Mt. Spokane, Washington
Thirty air miles and 73 road miles southeast of 49 Degrees North is Mt. Spokane, five Riblet doubles spinning up 1,704 vertical feet at the top of a whipsaw access road. Chair 1 dates to 1956, Chair 2 to ’61. The rest arrived in the ‘70s, followed by a 2018 backside expansion with a Skytrac triple.
At night only the center of the map is open, where three doubles cluster around a big central meadow. Rowdy steep bumps beneath Illuminator. The kids mostly lapping Parkway, at the top of which runs a new terrain park handle tow, a weird little thing I’d never seen before, a Sunkid lift that can drag you or pull you or tow you with little Poma-type between-the-legs buttons:
The snow had stayed fresh.
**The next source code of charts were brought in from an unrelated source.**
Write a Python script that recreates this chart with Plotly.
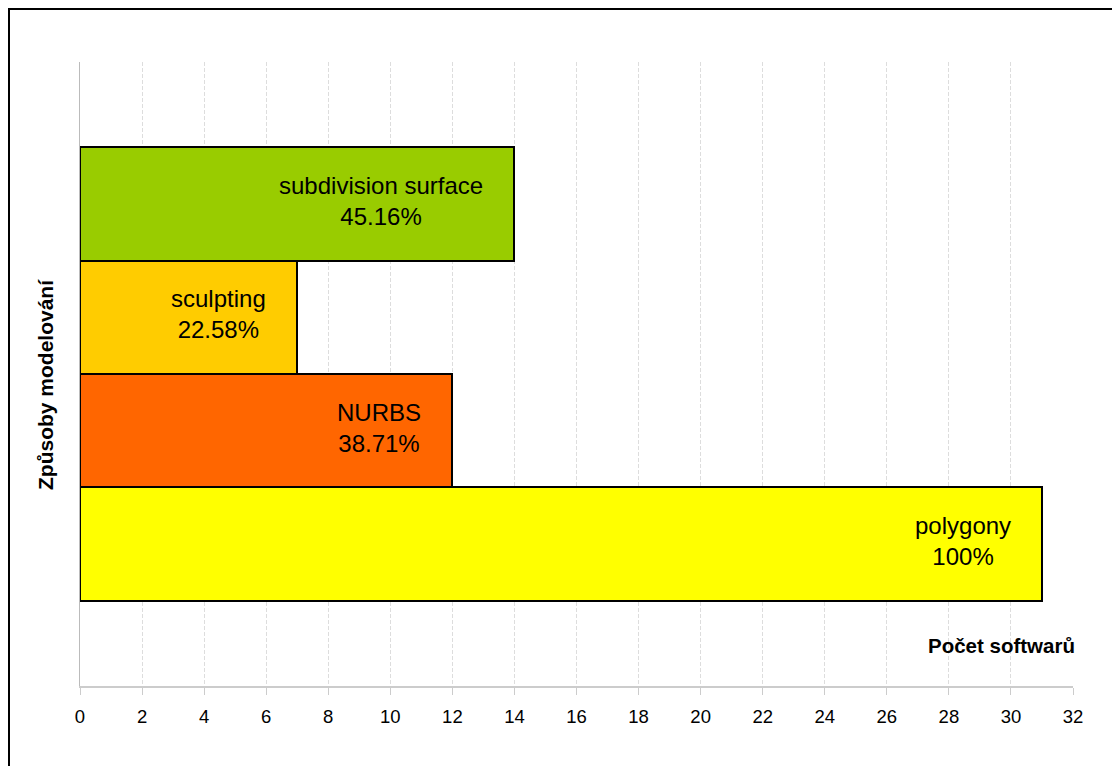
import plotly.graph_objects as go

categories = ["polygony", "NURBS", "sculpting", "subdivision surface"]
values = [31, 12, 7, 14]
percents = ["100%", "38.71%", "22.58%", "45.16%"]
colors = ["#FFFF00", "#FF6600", "#FFCC00", "#99CC00"]
x_ticks = list(range(0, 33, 2))

W, H = 1112, 766
L, R, T, B = 80, 39, 62, 80
pw, ph = W - L - R, H - T - B

fig = go.Figure()
fig.add_trace(go.Bar(
    y=categories, x=values, orientation="h",
    marker=dict(color=colors, line=dict(color="black", width=2)),
    width=1.0, hoverinfo="skip",
))

annotations = []
for c, v, p in zip(categories, values, percents):
    annotations.append(dict(
        x=v, y=c, xref="x", yref="y", text=f"{c}<br>{p}",
        showarrow=False, xanchor="right", xshift=-29, yshift=3, align="center",
        font=dict(family="Liberation Sans, Arial", size=24, color="black"),
    ))

annotations.append(dict(
    x=(46 - L) / pw, y=(686 - 385) / ph, xref="paper", yref="paper",
    text="<b>Způsoby modelování</b>", textangle=-90, showarrow=False,
    font=dict(family="Liberation Sans, Arial", size=21, color="black"),
    xanchor="center", yanchor="middle",
))
annotations.append(dict(
    x=(1077 - L) / pw, y=(686 - 645) / ph, xref="paper", yref="paper",
    text="<b>Počet softwarů</b>", showarrow=False,
    font=dict(family="Liberation Sans, Arial", size=20.5, color="black"),
    xanchor="right", yanchor="middle",
))

shapes = [dict(
    type="rect", xref="paper", yref="paper",
    x0=(9 - L) / pw, x1=(W + 20 - L) / pw,
    y0=(H - B - (H + 20)) / ph, y1=(H - B - 9) / ph,
    line=dict(color="black", width=2), fillcolor="rgba(0,0,0,0)", layer="below",
)]

fig.update_layout(
    width=W, height=H,
    margin=dict(l=L, r=R, t=T, b=B, pad=0),
    paper_bgcolor="white", plot_bgcolor="white",
    showlegend=False, bargap=0,
    annotations=annotations, shapes=shapes,
    font=dict(family="Liberation Sans, Arial", color="black"),
    xaxis=dict(
        range=[0, 32], tickvals=x_ticks, ticktext=[str(t) for t in x_ticks],
        showgrid=True, gridcolor="#DDDDDD", griddash="4px,2px", gridwidth=1,
        showline=True, linecolor="#CCCCCC", linewidth=2,
        ticks="outside", ticklen=7, tickcolor="#CCCCCC", tickwidth=1,
        tickfont=dict(size=18.5, color="black"), ticklabelstandoff=6,
        zeroline=False,
    ),
    yaxis=dict(
        type="category", categoryorder="array", categoryarray=categories,
        range=[-1.25, 4.25], showticklabels=False, ticks="",
        showgrid=False, showline=True, linecolor="#BBBBBB", linewidth=1,
        zeroline=False,
    ),
)

fig.write_html("out.html")
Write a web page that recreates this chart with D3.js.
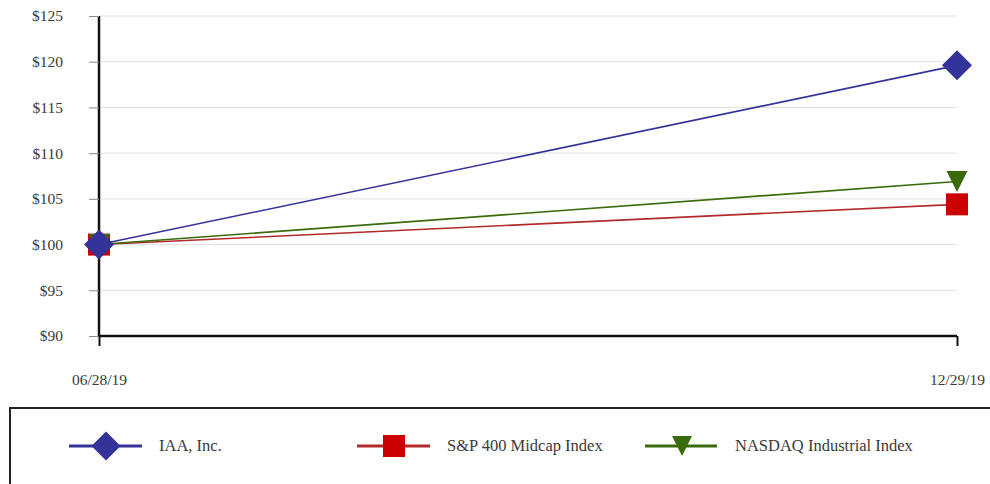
<!DOCTYPE html>
<html><head><meta charset="utf-8">
<script src="https://cdn.jsdelivr.net/npm/d3@7"></script>
<style>body{margin:0;background:#fff}svg{display:block}</style>
</head><body>
<svg id="c" width="990" height="484"></svg>
<script>
const dates = ["06/28/19", "12/29/19"];
const seriesNames = ["IAA, Inc.", "S&P 400 Midcap Index", "NASDAQ Industrial Index"];
const iaa = [100, 119.6];
const sp400 = [100, 104.4];
const nasdaq = [100, 106.9];
const yTicks = [90, 95, 100, 105, 110, 115, 120, 125];

const series = [
  {name: seriesNames[1], values: sp400, color: "#cc0000", line: "#b22a2a", marker: "square"},
  {name: seriesNames[2], values: nasdaq, color: "#3a6b0a", line: "#3a6b0a", marker: "triangle"},
  {name: seriesNames[0], values: iaa, color: "#333399", line: "#333399", marker: "diamond"}
];
const legendOrder = [series[2], series[0], series[1]];

const svg = d3.select("#c");
const font = "'Liberation Serif','Times New Roman',serif";
const x = d3.scalePoint().domain(dates).range([99, 957]);
const y = d3.scaleLinear().domain([90, 125]).range([336, 16]);

// gridlines
svg.append("g").selectAll("line").data(yTicks.filter(d => d > 90)).join("line")
  .attr("x1", 99).attr("x2", 957).attr("y1", d => y(d)).attr("y2", d => y(d))
  .attr("stroke", "#e0e0e0").attr("stroke-width", 1);

// y axis
const ya = svg.append("g").attr("transform", "translate(99,0)")
  .call(d3.axisLeft(y).tickValues(yTicks).tickSize(10).tickPadding(26).tickFormat(d => "$" + d));
ya.select(".domain").attr("stroke", "#111").attr("stroke-width", 2.5).attr("d", `M0,${y(125)}V${y(90)}`);
ya.selectAll(".tick line").attr("stroke", "#888").attr("stroke-width", 1);
ya.selectAll("text").attr("font-family", font).attr("font-size", 15.5).attr("fill", "#3a3a3a");

// x axis
const xa = svg.append("g").attr("transform", "translate(0,336)")
  .call(d3.axisBottom(x).tickSize(10).tickPadding(28));
xa.select(".domain").attr("stroke", "#111").attr("stroke-width", 2.5).attr("d", "M99,0H957");
xa.selectAll(".tick line").attr("stroke", "#111").attr("stroke-width", 2);
xa.selectAll("text").attr("font-family", font).attr("font-size", 15.5).attr("fill", "#3a3a3a");

function markerPath(m, s) {
  const p = d3.path();
  if (m === "square") {
    p.rect(-s / 2, -s / 2, s, s);
  } else if (m === "diamond") {
    p.moveTo(0, -s / 2); p.lineTo(s / 2, 0); p.lineTo(0, s / 2); p.lineTo(-s / 2, 0); p.closePath();
  } else {
    p.moveTo(-s / 2, -s / 2); p.lineTo(s / 2, -s / 2); p.lineTo(0, s / 2); p.closePath();
  }
  return p.toString();
}
const markerSize = {square: 22, diamond: 30, triangle: 21};
const legendSize = {square: 22, diamond: 29, triangle: 20};

const line = d3.line().x((d, i) => x(dates[i])).y(d => y(d));
series.forEach(s => {
  svg.append("path").attr("d", line(s.values)).attr("fill", "none")
    .attr("stroke", s.line).attr("stroke-width", 1.6);
});
series.forEach(s => {
  svg.append("g").selectAll("path").data(s.values).join("path")
    .attr("d", markerPath(s.marker, markerSize[s.marker]))
    .attr("transform", (d, i) => `translate(${x(dates[i])},${y(d)})`)
    .attr("fill", s.color);
});

// legend
svg.append("rect").attr("x", 10).attr("y", 408).attr("width", 990).attr("height", 80)
  .attr("fill", "none").attr("stroke", "#222").attr("stroke-width", 2);
const legX = [[69, 142, 106, 159], [357, 430, 394, 447], [645, 717, 682, 735]];
const legY = 446;
legendOrder.forEach((s, i) => {
  const [l1, l2, mx, tx] = legX[i];
  const g = svg.append("g");
  g.append("line").attr("x1", l1).attr("x2", l2).attr("y1", legY).attr("y2", legY)
    .attr("stroke", s.line).attr("stroke-width", 3);
  g.append("path").attr("d", markerPath(s.marker, legendSize[s.marker]))
    .attr("transform", `translate(${mx},${legY})`).attr("fill", s.color);
  g.append("text").attr("x", tx).attr("y", legY + 5).text(s.name)
    .attr("font-family", font).attr("font-size", 16.5).attr("fill", "#3a3a3a");
});
</script>
</body></html>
No ice. Easy carving. Kids on the chairlift singing 1980s rap songs. College vibe. Big groups skiing around. Just fun, man.
Thursday, Jan. 16 – Summit at Snoqualmie, Washington
I flew in and out of Seattle so I could ski a half day on either end, and the second half-day was a morning burner at Summit Central. Laps off Silver Fir. Bumps the size, shape, and hardness of bunched igloos. Groomers below. Lifts all over. Some fast. Some slow. Some predating the written word. That Alpental has no snowmaking is curious; that Summit has none is baffling. But it doesn’t and it doesn’t matter, because there at 2,800 feet is snow piled bonkers high even in January. Check the crazy lift assortment:
On this Thursday morning only Central had opened, but my guide led me on the new-and-improved cross-trail to Summit West:
Where we got a view of the brand-new, realigned Wildside lift, a rare new fixed-grip quad in Boyne’s fleet:

On the crossover back to Central we passed this old tow shack, part of the defunct Mountaineers Club, onetime stewards of the fierce short pitch above. This building is coming down next summer, I’m told, as this rattly, rambling boat awkwardly christened “The Summit at Snoqualmie” floats toward the modern world.